As President Donald Trump faces backlash for his controversial Charlottesville remarks, US Ambassador to the United Nations Nikki Haley in an email - seen by Reuters told staff on Friday said that everyone must stand up and condemn hate.

Trump blamed both sides for clashes in the southern college town of Charlottesville in Virginia last weekend, where white nationalists were protesting the removal of a statue of Confederate General Robert E Lee. A woman was killed when a suspected white nationalist plowed his car into a crowd.

"Those who march spewing hate are few, but loud.

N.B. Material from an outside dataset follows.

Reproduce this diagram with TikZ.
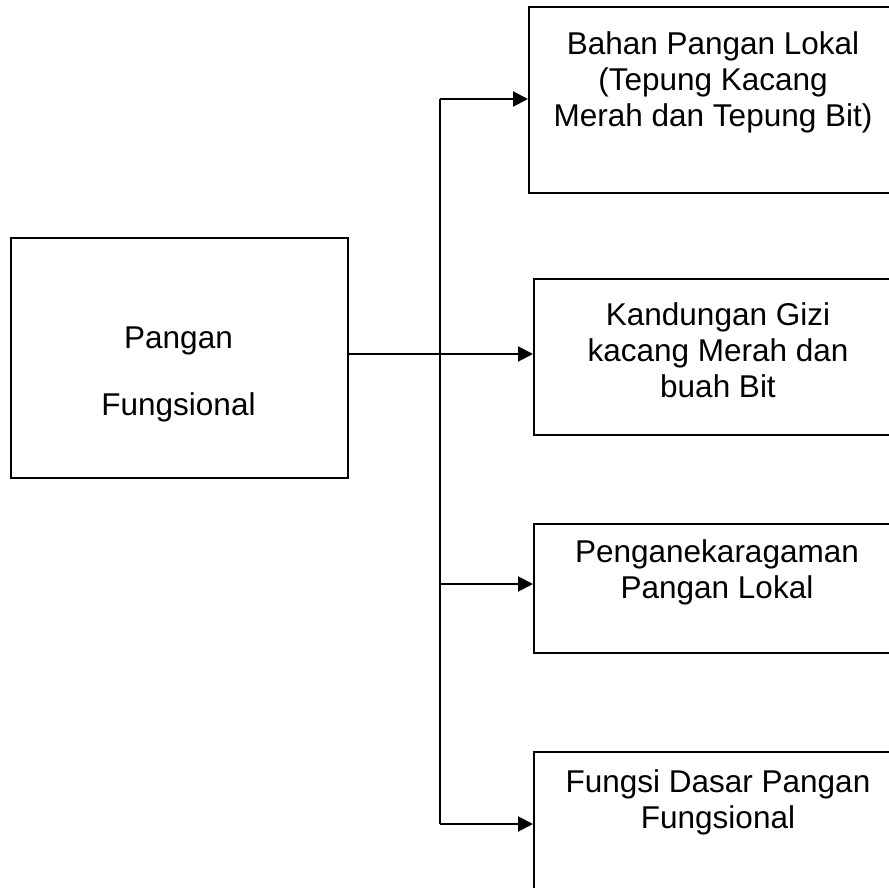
\documentclass[tikz,border=0pt]{standalone}
\usepackage{fontspec}
\setmainfont{Liberation Sans}
\usetikzlibrary{arrows.meta}
\begin{document}
\begin{tikzpicture}[x=1pt,y=-1pt,
  box/.style={draw,line width=1.8pt,rectangle,inner sep=0pt,anchor=north west},
  lbl/.style={anchor=north,inner sep=0pt,align=center,font=\fontsize{31.5}{36}\selectfont},
  conn/.style={line width=2pt},
  arr/.style={conn,-{Triangle[length=15pt,width=15pt]}}]
\path[use as bounding box,clip] (0,0) rectangle (889,888);
\fill[white] (0,0) rectangle (889,888);
% boxes
\node[box,minimum width=337pt,minimum height=240pt] (L) at (10,237) {};
\node[box,minimum width=372pt,minimum height=186pt] (B1) at (528,6) {};
\node[box,minimum width=372pt,minimum height=156pt] (B2) at (533,278) {};
\node[box,minimum width=372pt,minimum height=129pt] (B3) at (533,523) {};
\node[box,minimum width=372pt,minimum height=160pt] (B4) at (533,751) {};
% labels
\node[lbl,font=\fontsize{31.5}{67}\selectfont] (tL) at (178.5,327) {Pangan\\Fungsional};
\node[lbl] (t1) at (713,31) {Bahan Pangan Lokal\\(Tepung Kacang\\Merah dan Tepung Bit)};
\node[lbl] (t2) at (718,302) {Kandungan Gizi\\kacang Merah dan\\buah Bit};
\node[lbl] (t3) at (717,539) {Penganekaragaman\\Pangan Lokal};
\node[lbl] (t4) at (718,769) {Fungsi Dasar Pangan\\Fungsional};
% connectors
\coordinate (j1) at (440,99);
\coordinate (j2) at (440,354);
\coordinate (j3) at (440,584);
\coordinate (j4) at (440,824);
\draw[conn] (j1) -- (j4);
\draw[arr] (L.east |- j2) -- (B2.west |- j2);
\draw[arr] (j1) -- (B1.west |- j1);
\draw[arr] (j3) -- (B3.west |- j3);
\draw[arr] (j4) -- (B4.west |- j4);
\end{tikzpicture}
\end{document}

We must denounce them at every turn, and make them feel like they are on an island and isolate them the same way they wish to isolate others," wrote Haley, a member of Trump's cabinet, in the email sent Thursday to staff at the US mission to the United Nations.

Haley, a former governor of South Carolina, said the "horrible acts" seen in Charlottesville "took me back to sad days dealing with the Charleston tragedy in 2015."

Haley attracted national attention when she secured the removal of the Confederate battle flag from South Carolina's capitol grounds after a white supremacist killed nine black churchgoers in Charleston.

"People aren't born with hate. We all have a responsibility to stand up and condemn it," Haley wrote in the email to staff, which did not refer to Trump.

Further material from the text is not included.